Frequently Asked Questions

How high should my desk be? When seated with your chair properly adjusted, your desk surface should be at elbow height — typically 68-76cm depending on your height. When your hands rest on the keyboard, your forearms should be parallel to the floor with wrists straight. A height-adjustable desk lets you dial this in precisely.

Should my monitor be at eye level? The top of the screen should be at or slightly below eye level. This means your natural gaze falls about one-third down the screen, which is where you do most reading. A monitor that’s too low forces you to tilt your head forward, creating neck strain over time.

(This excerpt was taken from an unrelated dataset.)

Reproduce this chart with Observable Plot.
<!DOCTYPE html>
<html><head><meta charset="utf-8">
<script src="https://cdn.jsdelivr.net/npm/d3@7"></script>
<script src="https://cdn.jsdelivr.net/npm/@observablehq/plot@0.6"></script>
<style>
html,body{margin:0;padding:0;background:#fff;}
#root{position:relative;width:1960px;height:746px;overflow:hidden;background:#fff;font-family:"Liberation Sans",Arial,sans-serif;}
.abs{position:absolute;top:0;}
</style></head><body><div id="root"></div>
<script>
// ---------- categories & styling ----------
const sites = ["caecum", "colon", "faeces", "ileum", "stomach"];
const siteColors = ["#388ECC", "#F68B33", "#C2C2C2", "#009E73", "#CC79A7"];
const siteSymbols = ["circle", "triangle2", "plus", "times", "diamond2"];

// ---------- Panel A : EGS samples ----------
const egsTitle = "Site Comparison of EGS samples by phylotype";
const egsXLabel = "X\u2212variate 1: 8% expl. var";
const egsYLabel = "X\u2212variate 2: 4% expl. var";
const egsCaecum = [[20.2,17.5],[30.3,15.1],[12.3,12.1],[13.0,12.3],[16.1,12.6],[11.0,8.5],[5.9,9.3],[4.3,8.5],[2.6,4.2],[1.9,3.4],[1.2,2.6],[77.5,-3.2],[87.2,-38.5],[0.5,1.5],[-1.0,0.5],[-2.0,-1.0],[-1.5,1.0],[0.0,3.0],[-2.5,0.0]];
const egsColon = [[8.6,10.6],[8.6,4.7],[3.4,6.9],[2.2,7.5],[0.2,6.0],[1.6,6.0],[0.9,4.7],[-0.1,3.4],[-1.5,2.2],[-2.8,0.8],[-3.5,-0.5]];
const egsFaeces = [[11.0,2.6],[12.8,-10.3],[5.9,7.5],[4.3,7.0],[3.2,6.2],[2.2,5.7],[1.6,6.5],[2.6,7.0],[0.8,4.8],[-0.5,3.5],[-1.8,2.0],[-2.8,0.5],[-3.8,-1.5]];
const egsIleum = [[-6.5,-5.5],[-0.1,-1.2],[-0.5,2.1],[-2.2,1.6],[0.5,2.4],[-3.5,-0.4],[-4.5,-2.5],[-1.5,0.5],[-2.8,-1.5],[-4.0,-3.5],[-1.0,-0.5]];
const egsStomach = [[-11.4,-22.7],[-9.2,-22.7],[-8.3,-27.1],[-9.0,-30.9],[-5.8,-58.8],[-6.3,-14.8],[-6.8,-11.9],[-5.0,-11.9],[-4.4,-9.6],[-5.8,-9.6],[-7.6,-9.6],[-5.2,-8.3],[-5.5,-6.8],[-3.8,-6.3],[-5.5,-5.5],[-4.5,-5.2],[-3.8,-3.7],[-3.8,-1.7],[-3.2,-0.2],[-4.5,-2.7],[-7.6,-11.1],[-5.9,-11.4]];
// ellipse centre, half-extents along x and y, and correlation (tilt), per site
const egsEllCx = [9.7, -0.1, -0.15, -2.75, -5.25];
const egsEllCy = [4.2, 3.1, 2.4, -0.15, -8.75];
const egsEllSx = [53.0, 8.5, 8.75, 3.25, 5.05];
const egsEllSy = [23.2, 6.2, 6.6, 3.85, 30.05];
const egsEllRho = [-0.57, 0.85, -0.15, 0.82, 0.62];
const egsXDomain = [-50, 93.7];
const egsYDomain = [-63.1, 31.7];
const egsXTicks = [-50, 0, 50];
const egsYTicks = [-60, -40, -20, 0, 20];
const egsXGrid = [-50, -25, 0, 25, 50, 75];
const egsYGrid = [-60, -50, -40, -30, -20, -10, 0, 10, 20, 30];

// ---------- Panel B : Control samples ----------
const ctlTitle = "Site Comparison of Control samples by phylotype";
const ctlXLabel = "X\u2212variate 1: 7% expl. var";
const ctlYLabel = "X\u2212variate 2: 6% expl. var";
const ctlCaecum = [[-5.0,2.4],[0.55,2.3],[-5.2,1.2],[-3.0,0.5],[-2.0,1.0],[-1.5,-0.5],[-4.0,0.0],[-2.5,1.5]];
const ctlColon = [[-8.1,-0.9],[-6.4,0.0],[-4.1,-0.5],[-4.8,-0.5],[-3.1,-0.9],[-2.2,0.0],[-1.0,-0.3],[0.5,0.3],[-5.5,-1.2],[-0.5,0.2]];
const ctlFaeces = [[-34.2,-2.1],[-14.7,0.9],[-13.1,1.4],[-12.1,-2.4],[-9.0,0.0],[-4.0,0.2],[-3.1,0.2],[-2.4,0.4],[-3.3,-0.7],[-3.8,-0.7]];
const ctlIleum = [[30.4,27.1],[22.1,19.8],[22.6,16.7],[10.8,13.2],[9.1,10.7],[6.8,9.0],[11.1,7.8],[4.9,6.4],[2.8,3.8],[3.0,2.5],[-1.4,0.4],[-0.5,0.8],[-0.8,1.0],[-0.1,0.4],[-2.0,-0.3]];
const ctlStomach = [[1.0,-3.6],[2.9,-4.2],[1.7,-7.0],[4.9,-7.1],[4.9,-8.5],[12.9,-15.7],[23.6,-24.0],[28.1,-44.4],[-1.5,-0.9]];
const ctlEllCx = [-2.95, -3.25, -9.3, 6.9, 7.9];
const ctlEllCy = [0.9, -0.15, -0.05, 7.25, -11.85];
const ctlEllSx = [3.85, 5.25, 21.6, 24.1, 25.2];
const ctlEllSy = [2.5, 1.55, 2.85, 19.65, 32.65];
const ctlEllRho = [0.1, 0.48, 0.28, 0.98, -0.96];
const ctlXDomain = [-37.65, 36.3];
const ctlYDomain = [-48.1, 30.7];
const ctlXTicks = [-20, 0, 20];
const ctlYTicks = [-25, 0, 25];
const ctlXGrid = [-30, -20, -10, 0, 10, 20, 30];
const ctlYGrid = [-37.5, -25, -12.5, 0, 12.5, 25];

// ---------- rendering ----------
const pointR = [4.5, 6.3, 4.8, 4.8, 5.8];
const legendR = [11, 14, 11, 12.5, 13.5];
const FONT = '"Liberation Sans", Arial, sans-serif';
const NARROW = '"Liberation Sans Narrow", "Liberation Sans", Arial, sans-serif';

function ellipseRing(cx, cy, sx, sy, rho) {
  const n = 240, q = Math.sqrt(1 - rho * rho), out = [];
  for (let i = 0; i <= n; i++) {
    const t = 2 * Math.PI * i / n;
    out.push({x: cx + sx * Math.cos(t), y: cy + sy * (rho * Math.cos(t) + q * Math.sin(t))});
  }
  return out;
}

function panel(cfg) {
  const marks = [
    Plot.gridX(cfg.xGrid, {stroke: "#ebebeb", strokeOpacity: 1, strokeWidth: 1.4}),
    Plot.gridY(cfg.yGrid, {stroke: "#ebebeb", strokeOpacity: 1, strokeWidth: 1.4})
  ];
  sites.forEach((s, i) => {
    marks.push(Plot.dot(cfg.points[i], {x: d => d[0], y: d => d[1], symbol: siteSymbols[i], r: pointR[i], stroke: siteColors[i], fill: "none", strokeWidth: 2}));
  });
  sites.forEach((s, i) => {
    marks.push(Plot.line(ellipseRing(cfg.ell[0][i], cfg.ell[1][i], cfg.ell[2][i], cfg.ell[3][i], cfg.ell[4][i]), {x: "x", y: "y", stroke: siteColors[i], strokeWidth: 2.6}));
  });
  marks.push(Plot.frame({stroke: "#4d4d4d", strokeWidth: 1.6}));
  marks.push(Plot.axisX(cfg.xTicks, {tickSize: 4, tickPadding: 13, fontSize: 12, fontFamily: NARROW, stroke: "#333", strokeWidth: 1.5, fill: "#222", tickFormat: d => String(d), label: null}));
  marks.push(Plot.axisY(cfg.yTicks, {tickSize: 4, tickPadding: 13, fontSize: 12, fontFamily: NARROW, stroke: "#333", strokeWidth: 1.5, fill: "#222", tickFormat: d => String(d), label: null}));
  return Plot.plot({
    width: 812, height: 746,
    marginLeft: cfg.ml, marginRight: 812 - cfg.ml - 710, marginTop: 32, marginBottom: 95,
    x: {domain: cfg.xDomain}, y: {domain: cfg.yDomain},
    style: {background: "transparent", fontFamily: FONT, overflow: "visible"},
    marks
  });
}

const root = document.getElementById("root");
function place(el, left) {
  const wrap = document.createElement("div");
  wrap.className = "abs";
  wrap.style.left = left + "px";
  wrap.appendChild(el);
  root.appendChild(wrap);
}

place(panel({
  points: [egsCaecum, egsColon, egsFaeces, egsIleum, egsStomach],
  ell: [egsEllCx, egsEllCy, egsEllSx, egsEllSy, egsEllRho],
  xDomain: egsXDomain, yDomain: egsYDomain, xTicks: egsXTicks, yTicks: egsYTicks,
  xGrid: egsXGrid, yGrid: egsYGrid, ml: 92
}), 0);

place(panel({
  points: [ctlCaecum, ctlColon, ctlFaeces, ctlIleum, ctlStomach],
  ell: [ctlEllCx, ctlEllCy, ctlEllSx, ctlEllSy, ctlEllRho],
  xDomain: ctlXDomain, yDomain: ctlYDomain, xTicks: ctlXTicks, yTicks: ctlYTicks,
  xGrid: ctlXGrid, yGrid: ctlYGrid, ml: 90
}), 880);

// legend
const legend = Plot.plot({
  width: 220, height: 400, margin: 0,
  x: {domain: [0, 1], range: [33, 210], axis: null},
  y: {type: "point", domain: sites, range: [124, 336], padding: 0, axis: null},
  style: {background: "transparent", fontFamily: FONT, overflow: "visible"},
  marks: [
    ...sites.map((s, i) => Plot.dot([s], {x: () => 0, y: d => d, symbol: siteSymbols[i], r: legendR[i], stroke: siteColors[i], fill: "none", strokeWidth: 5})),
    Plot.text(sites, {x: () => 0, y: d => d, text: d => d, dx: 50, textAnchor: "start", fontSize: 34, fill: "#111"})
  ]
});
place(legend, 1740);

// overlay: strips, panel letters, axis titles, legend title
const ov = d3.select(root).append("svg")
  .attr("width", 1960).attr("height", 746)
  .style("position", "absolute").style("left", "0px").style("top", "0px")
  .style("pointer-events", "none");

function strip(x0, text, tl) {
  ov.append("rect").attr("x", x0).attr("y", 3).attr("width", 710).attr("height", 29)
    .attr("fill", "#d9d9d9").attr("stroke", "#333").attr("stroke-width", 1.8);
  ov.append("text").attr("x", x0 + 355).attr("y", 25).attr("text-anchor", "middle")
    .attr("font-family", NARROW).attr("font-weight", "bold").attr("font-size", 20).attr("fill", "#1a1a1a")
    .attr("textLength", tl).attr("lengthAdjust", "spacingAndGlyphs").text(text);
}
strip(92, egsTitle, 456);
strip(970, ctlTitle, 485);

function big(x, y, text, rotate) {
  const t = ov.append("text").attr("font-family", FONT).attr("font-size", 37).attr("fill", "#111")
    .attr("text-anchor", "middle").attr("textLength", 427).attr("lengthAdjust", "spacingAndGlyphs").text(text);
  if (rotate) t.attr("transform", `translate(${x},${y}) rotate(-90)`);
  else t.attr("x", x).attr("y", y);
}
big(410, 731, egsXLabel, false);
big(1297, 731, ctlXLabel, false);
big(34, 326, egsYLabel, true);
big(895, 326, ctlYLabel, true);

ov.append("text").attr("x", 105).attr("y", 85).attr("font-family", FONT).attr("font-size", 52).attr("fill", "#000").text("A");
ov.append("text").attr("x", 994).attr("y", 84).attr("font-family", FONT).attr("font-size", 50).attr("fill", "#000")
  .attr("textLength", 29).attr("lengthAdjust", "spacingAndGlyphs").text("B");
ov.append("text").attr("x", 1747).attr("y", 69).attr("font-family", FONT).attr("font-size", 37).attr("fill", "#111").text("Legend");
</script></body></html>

Do I need a standing desk for good ergonomics? No — a properly set up seated desk with a good chair is perfectly ergonomic. Standing desks add the benefit of position changes throughout the day, which reduces the health risks of prolonged sitting. If budget is limited, invest in a good chair and correct positioning first.

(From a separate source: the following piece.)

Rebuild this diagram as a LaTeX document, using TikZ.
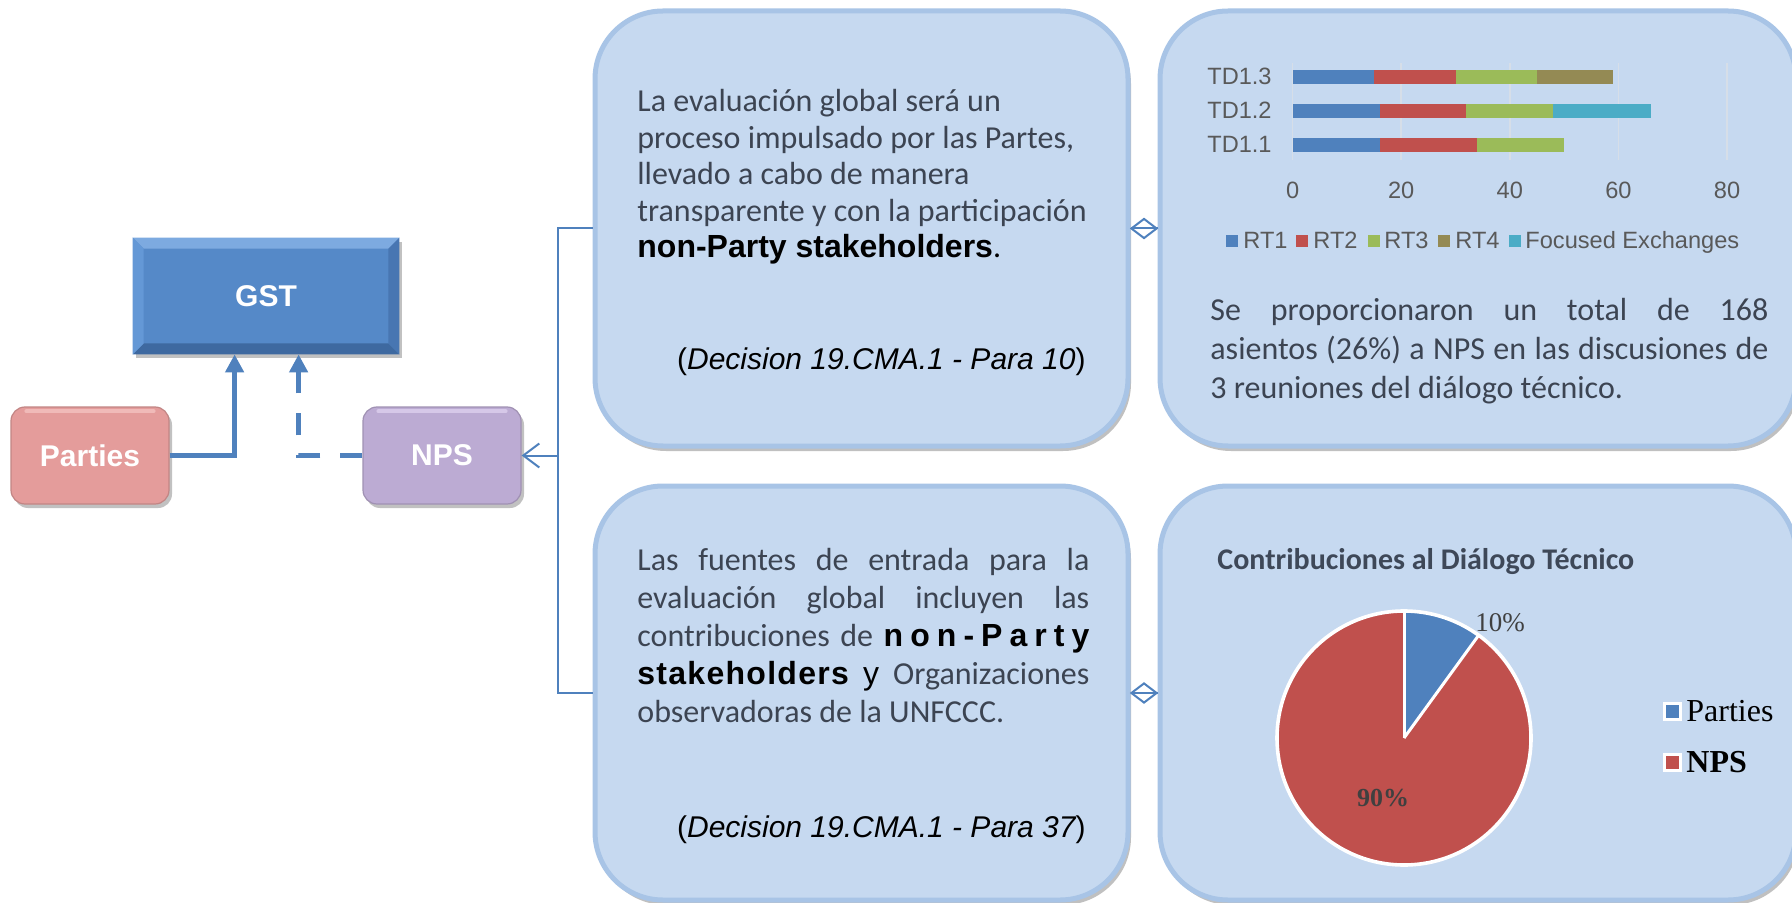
\documentclass[tikz,border=0pt]{standalone}
\usepackage{fontspec}
\setmainfont{Carlito}
\newfontfamily\arialf{Liberation Sans}
\newfontfamily\timesf{Liberation Serif}
\newfontfamily\spacedf[LetterSpace=22]{Liberation Sans}
\newfontfamily\lspacedf[LetterSpace=4]{Liberation Sans}
\usetikzlibrary{arrows.meta,shadows,shapes.geometric,calc}
\definecolor{boxfill}{RGB}{198,217,240}
\definecolor{boxedge}{RGB}{168,196,230}
\definecolor{lblue}{RGB}{79,129,189}
\definecolor{gstblue}{RGB}{85,137,200}
\definecolor{gsttop}{RGB}{125,170,224}
\definecolor{gstleft}{RGB}{100,152,214}
\definecolor{gstright}{RGB}{72,118,178}
\definecolor{gstbot}{RGB}{62,105,160}
\definecolor{partyred}{RGB}{228,156,155}
\definecolor{partyhi}{RGB}{240,186,184}
\definecolor{npspurple}{RGB}{188,171,211}
\definecolor{npshi}{RGB}{214,200,232}
\definecolor{txtc}{RGB}{60,68,82}
\definecolor{axisgray}{RGB}{89,89,89}
\definecolor{gridc}{RGB}{214,222,232}
\definecolor{rtone}{RGB}{79,129,189}
\definecolor{rttwo}{RGB}{192,80,77}
\definecolor{rtthree}{RGB}{155,187,89}
\definecolor{rtfour}{RGB}{148,138,84}
\definecolor{focus}{RGB}{75,172,198}
\definecolor{titlec}{RGB}{62,72,88}
\tikzset{
  panel/.style={rectangle, rounded corners=34pt, fill=boxfill, draw=boxedge, line width=2.5pt,
    minimum width=266.5pt, minimum height=217.5pt, inner sep=0pt,
    drop shadow={shadow xshift=1.5pt, shadow yshift=-2.5pt, opacity=0.35, fill=black!70}},
  widepanel/.style={panel, minimum width=318pt},
  actor/.style={rectangle, rounded corners=7pt, minimum width=79pt, minimum height=48.5pt, inner sep=0pt,
    text=white, font=\arialf\bfseries\fontsize{15pt}{18pt}\selectfont, line width=0.6pt,
    drop shadow={shadow xshift=1.5pt, shadow yshift=-2pt, opacity=0.4, fill=black!60}},
  gstbox/.style={rectangle, fill=gstblue, minimum width=133pt, minimum height=58pt, inner sep=0pt,
    text=white, font=\arialf\bfseries\fontsize{15pt}{18pt}\selectfont,
    drop shadow={shadow xshift=1.5pt, shadow yshift=-2pt, opacity=0.4, fill=black!60}},
  flow/.style={draw=lblue, line width=2.5pt, -{Triangle[length=9pt,width=9pt]}},
  thinconn/.style={draw=lblue, line width=1pt},
  diamondmark/.style={diamond, draw=lblue, line width=1pt, minimum width=13pt, minimum height=10pt, inner sep=0pt},
  bodytext/.style={anchor=base west, inner sep=0pt, text=txtc, font=\fontsize{16pt}{19pt}\selectfont},
  smalltext/.style={anchor=base west, inner sep=0pt, text=txtc, font=\fontsize{16pt}{19pt}\selectfont},
  decision/.style={anchor=base east, inner sep=0pt, text=black, font=\arialf\fontsize{15pt}{18pt}\selectfont},
  charttext/.style={inner sep=0pt, text=axisgray, font=\arialf\fontsize{11.8pt}{14pt}\selectfont},
  piekey/.style={rectangle, draw=white, line width=1.5pt, minimum size=8pt, inner sep=0pt},
}
\begin{document}
\begin{tikzpicture}[x=0.5pt,y=-0.5pt]
\useasboundingbox[fill=white] (0,0) rectangle (1792,903);

% ---------- panels ----------
\node[panel] (tm) at (861.5,228.5) {};
\node[panel, minimum height=207pt] (bm) at (861.5,693) {};
\node[widepanel] (tr) at (1478,228.5) {};
\node[widepanel, minimum height=207pt] (br) at (1478,693) {};

% ---------- left diagram ----------
\node[gstbox] (gst) at (266,296) {GST};
\fill[gsttop] (gst.north west) -- (gst.north east) -- ([shift={(-11,11)}]gst.north east) -- ([shift={(11,11)}]gst.north west) -- cycle;
\fill[gstbot] (gst.south west) -- (gst.south east) -- ([shift={(-11,-11)}]gst.south east) -- ([shift={(11,-11)}]gst.south west) -- cycle;
\fill[gstleft] (gst.north west) -- ([shift={(11,11)}]gst.north west) -- ([shift={(11,-11)}]gst.south west) -- (gst.south west) -- cycle;
\fill[gstright] (gst.north east) -- ([shift={(-11,11)}]gst.north east) -- ([shift={(-11,-11)}]gst.south east) -- (gst.south east) -- cycle;

\node[actor, fill=partyred, draw=partyred!85!black] (parties) at (90,455.5) {Parties};
\node[actor, fill=npspurple, draw=npspurple!85!black] (nps) at (442,455.5) {NPS};
\draw[partyhi, line width=2pt, line cap=round] ([shift={(16,5)}]parties.north west) -- ([shift={(-16,5)}]parties.north east);
\draw[npshi, line width=2pt, line cap=round] ([shift={(16,5)}]nps.north west) -- ([shift={(-16,5)}]nps.north east);

\draw[flow] (parties.east) -| ($(gst.south west)+(102,0)$);
\draw[flow, dash pattern=on 11pt off 10pt] (nps.west) -| ($(gst.south west)+(166,0)$);

% bracket connector
\coordinate (bx) at (558,455.5);
\draw[thinconn] (tm.west) -| (bx);
\draw[thinconn] (bx) |- (bm.west);
\draw[thinconn, -{Straight Barb[length=8pt,width=12pt,line width=1pt]}] (bx) -- (nps.east);

% diamond connectors
\draw[thinconn] (tm.east) -- node[diamondmark] {} (tr.west);
\draw[thinconn] (bm.east) -- node[diamondmark] {} (br.west);

% ---------- top middle text ----------
\node[bodytext] at (637,112) {La evaluación global será un};
\node[bodytext] at (637,148.5) {proceso impulsado por las Partes,};
\node[bodytext] at (637,185) {llevado a cabo de manera};
\node[bodytext] at (637,221.5) {transparente y con la participación};
\node[bodytext, text=black] at (637,258) {{\arialf\bfseries non-Party stakeholders}.};
\node[decision] at (1086,370) {({\itshape Decision 19.CMA.1 - Para 10})};

% ---------- bottom middle text ----------
\node[bodytext] at (637,570) {\makebox[226pt][s]{Las fuentes de entrada para la}};
\node[bodytext] at (637,608) {\makebox[226pt][s]{evaluación global incluyen las}};
\node[bodytext] at (637,646) {\makebox[226pt][s]{contribuciones de \textcolor{black}{\spacedf\bfseries non-Party}}};
\node[bodytext] at (637,684) {\makebox[226pt][s]{\textcolor{black}{\lspacedf\bfseries stakeholders} \textcolor{black}{\arialf y} Organizaciones}};
\node[bodytext] at (637,722) {observadoras de la UNFCCC.};
\node[decision] at (1086,837) {({\itshape Decision 19.CMA.1 - Para 37})};

% ---------- bar chart ----------
\foreach \v in {0,20,40,60,80} {
  \draw[gridc, line width=0.8pt] ({1292.6+5.43*\v},63) -- ({1292.6+5.43*\v},160);
  \node[charttext, anchor=base] at ({1292.6+5.43*\v},199) {\v};
}
\foreach \y/\a/\b/\c in {77/0/15/rtone, 77/15/30/rttwo, 77/30/45/rtthree, 77/45/59/rtfour,
                          111/0/16/rtone, 111/16/32/rttwo, 111/32/48/rtthree, 111/48/66/focus,
                          145/0/16/rtone, 145/16/34/rttwo, 145/34/50/rtthree} {
  \fill[\c] ({1292.6+5.43*\a},{\y-7}) rectangle ({1292.6+5.43*\b},{\y+7});
}
\node[charttext, anchor=base east] at (1272,85) {TD1.3};
\node[charttext, anchor=base east] at (1272,119) {TD1.2};
\node[charttext, anchor=base east] at (1272,153) {TD1.1};
% legend
\foreach \mx/\tx/\c/\t in {1226/1243/rtone/RT1, 1296/1313/rttwo/RT2, 1368/1384/rtthree/RT3, 1438/1455/rtfour/RT4, 1509/1525/focus/Focused Exchanges} {
  \fill[\c] (\mx,235) rectangle ({\mx+12},247);
  \node[charttext, anchor=base west] at (\tx,249) {\t};
}

% ---------- top right text ----------
\node[smalltext] at (1210,321) {\makebox[279pt][s]{Se proporcionaron un total de 168}};
\node[smalltext] at (1210,360) {\makebox[279pt][s]{asientos (26\%) a NPS en las discusiones de}};
\node[smalltext] at (1210,398) {3 reuniones del diálogo técnico.};

% ---------- pie chart ----------
\node[anchor=base west, inner sep=0pt, text=titlec, font=\bfseries\fontsize{15pt}{18pt}\selectfont] at (1217,569) {Contribuciones al Diálogo Técnico};
\node[circle, fill=rttwo, minimum size=127pt, inner sep=0pt] (pie) at (1404,738) {};
\fill[rtone] (pie.center) -- ($(pie.center)+(0,-127)$) arc[start angle=-90, end angle=-54, radius=127] -- cycle;
\draw[white, line width=1.5pt] (pie.center) -- ($(pie.center)+(0,-127)$);
\draw[white, line width=1.5pt] (pie.center) -- ($(pie.center)+(-54:127)$);
\draw[white, line width=1.8pt] (pie.center) circle[radius=127];
\node[inner sep=0pt, text=black!75, font=\timesf\fontsize{13.5pt}{16pt}\selectfont] at (1500,623) {10\%};
\node[inner sep=0pt, text=black!75, font=\timesf\bfseries\fontsize{13pt}{16pt}\selectfont] at (1383,798) {90\%};
\node[piekey, fill=rtone] (lp) at (1672,711) {};
\node[piekey, fill=rttwo] (ln) at (1672,762) {};
\node[anchor=west, inner sep=0pt, font=\timesf\fontsize{16pt}{19pt}\selectfont] at (1686,711) {Parties};
\node[anchor=west, inner sep=0pt, font=\timesf\bfseries\fontsize{16pt}{19pt}\selectfont] at (1686,762) {NPS};
\end{tikzpicture}
\end{document}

How often should I take breaks from my desk? The HSE recommends regular short breaks from display screen equipment. A good rule is the 20-20-20 rule: every 20 minutes, look at something 20 feet away for 20 seconds. Take a longer break (stand, stretch, walk) every 45-60 minutes.

Are keyboard wrist rests good or bad? Wrist rests are fine for resting during pauses but shouldn’t be used while actively typing. Typing with wrists pressed onto a rest increases pressure on the carpal tunnel. Your wrists should float above the keyboard during typing, using arm muscles rather than resting on compressed wrists.